Pour les députés élus par les Français établis hors de France, le vote a lieu dans une circonscription unique.

L’article 2 réécrit l’article L. 124 du code électoral pour prévoir que seules sont admises à la répartition des sièges les listes ayant obtenu au moins 5 % des suffrages exprimés. Il précise également les modalités d’attribution des sièges.

L’article 3 réécrit l’article L. 125 du code électoral pour prévoir, notamment, les modalités de répartition des sièges des députés élus.

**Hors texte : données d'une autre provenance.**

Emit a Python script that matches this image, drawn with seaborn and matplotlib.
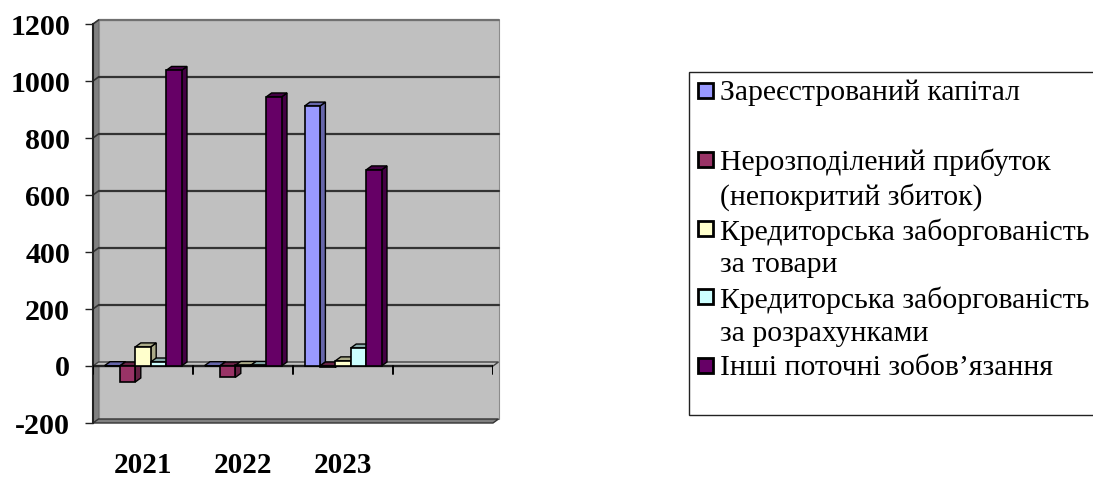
import matplotlib
matplotlib.use("Agg")
import matplotlib.pyplot as plt
from matplotlib.patches import Polygon, Rectangle
from matplotlib.transforms import ScaledTranslation
import numpy as np
import pandas as pd
import seaborn as sns

years = ["2021", "2022", "2023", ""]
series = [
    "Зареєстрований капітал",
    "Нерозподілений прибуток\n(непокритий збиток)",
    "Кредиторська заборгованість\nза товари",
    "Кредиторська заборгованість\nза розрахунками",
    "Інші поточні зобов’язання",
]
registered = [1, 1, 912, np.nan]
retained = [-56, -40, -5, np.nan]
payables_goods = [67, 2, 18, np.nan]
payables_settlements = [14, 2, 63, np.nan]
other_current = [1037, 944, 688, np.nan]
colors = ["#9999FF", "#993366", "#FFFFCC", "#CCFFFF", "#660066"]
side_colors = ["#6666AA", "#662244", "#AAAA88", "#88AAAA", "#440044"]

W, H = 1093, 479
DPI = 100
DX, DY = 5.5, 4

sns.set_theme(style="white")
plt.rcParams["font.family"] = ["Liberation Serif", "DejaVu Serif"]

frame = pd.DataFrame({
    "year": np.repeat(years, 5),
    "series": series * 4,
    "value": np.array([registered, retained, payables_goods,
                       payables_settlements, other_current]).T.ravel(),
})

fig = plt.figure(figsize=(W / DPI, H / DPI), dpi=DPI)
ax = fig.add_axes([93 / W, 1 - 423 / H, 400 / W, 399 / H])
ax.patch.set_visible(False)
sns.barplot(data=frame, x="year", y="value", hue="series", order=years,
            hue_order=series, palette=colors, gap=0, width=0.77,
            edgecolor="black", linewidth=1.2, saturation=1, legend=False,
            zorder=5, ax=ax)
ax.set_xlim(-0.5, 3.5)
ax.set_ylim(-200, 1200)

back = ax.transData + ScaledTranslation(DX / DPI, DY / DPI, fig.dpi_scale_trans)


def slab(p, q):
    """Quadrilateral running from the front edge p-q to the back wall."""
    return np.array([p, q, (q[0] + DX, q[1] + DY), (p[0] + DX, p[1] + DY)])


# Back wall, side wall and floor of the box
ax.add_patch(Rectangle((-0.5, -200), 4, 1400, facecolor="#C0C0C0", transform=back,
                       edgecolor="#8c8c8c", linewidth=0.8, zorder=0, clip_on=False))
ax.plot([-0.5, 3.5], [1200, 1200], color="#707070", lw=1.6, transform=back,
        zorder=1, clip_on=False)
bl, tl = ax.transData.transform([(-0.5, -200), (-0.5, 1200)])
ax.add_patch(Polygon(slab(bl, tl), transform=None, facecolor="#808080",
                     edgecolor="#666666", linewidth=0.6, zorder=1, clip_on=False))
fl, fr = ax.transData.transform([(-0.5, -200), (3.5, -200)])
ax.add_patch(Polygon(slab(fl, fr), transform=None, facecolor="#808080",
                     edgecolor="#333333", linewidth=1.0, zorder=1, clip_on=False))

# Gridlines on the back wall, bending down the side wall to the axis
for v in [1000, 800, 600, 400, 200]:
    ax.plot([-0.5, 3.5], [v, v], color="#333333", lw=1.6, transform=back,
            zorder=1, clip_on=False)
for v in [1200, 1000, 800, 600, 400, 200]:
    p = ax.transData.transform((-0.5, v))
    ax.plot([p[0], p[0] + DX], [p[1], p[1] + DY], color="#333333", lw=1.2,
            transform=None, zorder=2, clip_on=False)

# Zero plane running from the front axis to the back wall
zl, zr = ax.transData.transform([(-0.5, 0), (3.5, 0)])
ax.add_patch(Polygon(slab(zl, zr), transform=None, facecolor="#C4C4C4",
                     edgecolor="#444444", linewidth=1.0, zorder=2, clip_on=False))

# Extrude every bar to give it a top and a side face
for container, shade in zip(ax.containers, side_colors):
    for bar in container:
        h = bar.get_height()
        if not np.isfinite(h):
            continue
        x0, x1 = bar.get_x(), bar.get_x() + bar.get_width()
        (a, b), (c, d) = ax.transData.transform([(x0, min(0, h)), (x1, max(0, h))])
        for face in (slab((c, b), (c, d)), slab((a, d), (c, d))):
            ax.add_patch(Polygon(face, transform=None, facecolor=shade,
                                 edgecolor="black", linewidth=1.0, zorder=4,
                                 clip_on=False))
        bar.set_clip_on(False)

# Axis lines, ticks and labels
sns.despine(ax=ax, top=True, right=True, bottom=True)
ax.spines["left"].set_color("#222222")
ax.spines["left"].set_linewidth(1.5)
ax.axhline(0, color="#222222", lw=1.7, zorder=3)
ax.set_yticks(np.arange(-200, 1201, 200))
ax.set_yticklabels([str(v) for v in np.arange(-200, 1201, 200)],
                   fontsize=21.6, fontweight="bold", color="black")
ax.tick_params(axis="y", left=True, length=5.5, width=1.0, color="#222222", pad=11)
ax.set_xlabel("")
ax.set_ylabel("")
ax.set_xticks([0, 1, 2])
ax.set_xticklabels(years[:3], fontsize=21, fontweight="bold", color="black")
ax.tick_params(axis="x", bottom=False, length=0, pad=21)
for t in np.arange(-0.5, 3.6, 1):
    ax.plot([t, t], [0, -28], color="black", lw=1.4, zorder=3)

# Legend box with square keys
fig.add_artist(Rectangle((689 / W, 1 - 415 / H), 409 / W, 343 / H,
                         transform=fig.transFigure, facecolor="white",
                         edgecolor="#222222", linewidth=1.0))
key_centers = [90, 159, 228, 296, 365]
text_centers = [92, 161, 230, 299, 367]
for name, color, y, ty in zip(series, colors, key_centers, text_centers):
    fig.add_artist(Rectangle((698 / W, 1 - (y + 7.5) / H), 15 / W, 15 / H,
                             transform=fig.transFigure, facecolor=color,
                             edgecolor="black", linewidth=2.0))
    fig.text(720 / W, 1 - (ty - 12) / H, name, ha="left", va="top", fontsize=21.4,
             linespacing=1.33, color="black")

fig.savefig("out.png", dpi=DPI, facecolor="white")
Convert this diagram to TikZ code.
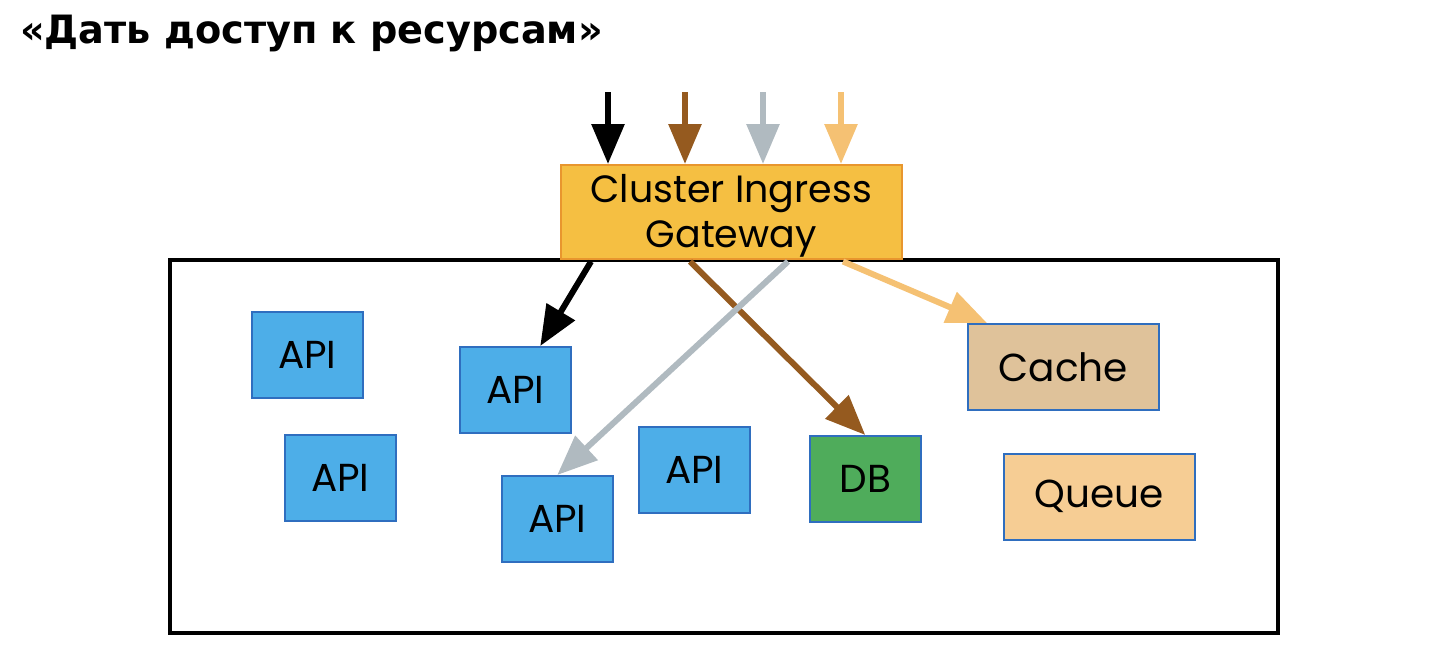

L’article 4 supprime l’article L. 126 du code électoral.


proposition de loi

Article 1er

L’article L. 123 du code électoral est ainsi rédigé :

« Art. L. 123. – Les députés sont élus, dans les départements, au scrutin de liste à la représentation proportionnelle à la plus forte moyenne, sans panachage ni vote préférentiel. Le département forme une circonscription.

« Pour les députés élus par les Français établis hors de France, le vote a lieu dans une circonscription unique. »

Article 2

L’article L. 124 du code électoral est ainsi rédigé :

« Art. L. 124. – Seules sont admises à la répartition des sièges les listes ayant obtenu au moins 5 % des suffrages exprimés. Les sièges sont attribués aux candidats d’après l’ordre de présentation sur chaque liste. Si plusieurs listes ont la même moyenne pour l’attribution du dernier siège, celui‑ci revient à la liste qui a obtenu le plus grand nombre de suffrages. En cas d’égalité de suffrages, le siège est attribué au plus âgé des candidats susceptibles d’être proclamés élus. »

Article 3

L’article L. 125 du code électoral est ainsi rédigé :

« Art. L. 125. ‒ Les sièges des députés élus dans les départements sont répartis conformément aux tableaux n° 1 et n° 1 bis pour la Nouvelle‑Calédonie et les collectivités d’outre‑mer régies par l’article 74 de la Constitution annexés au présent code. Les sièges des députés élus par les Français établis hors de France sont répartis conformément au tableau n° 1 ter annexé au présent code.

« La révision de la répartition des sièges a lieu au cours de la première session ordinaire du Parlement qui suit la publication des résultats du recensement général de la population. »

Article 4

L’article L. 126 du code électoral est abrogé.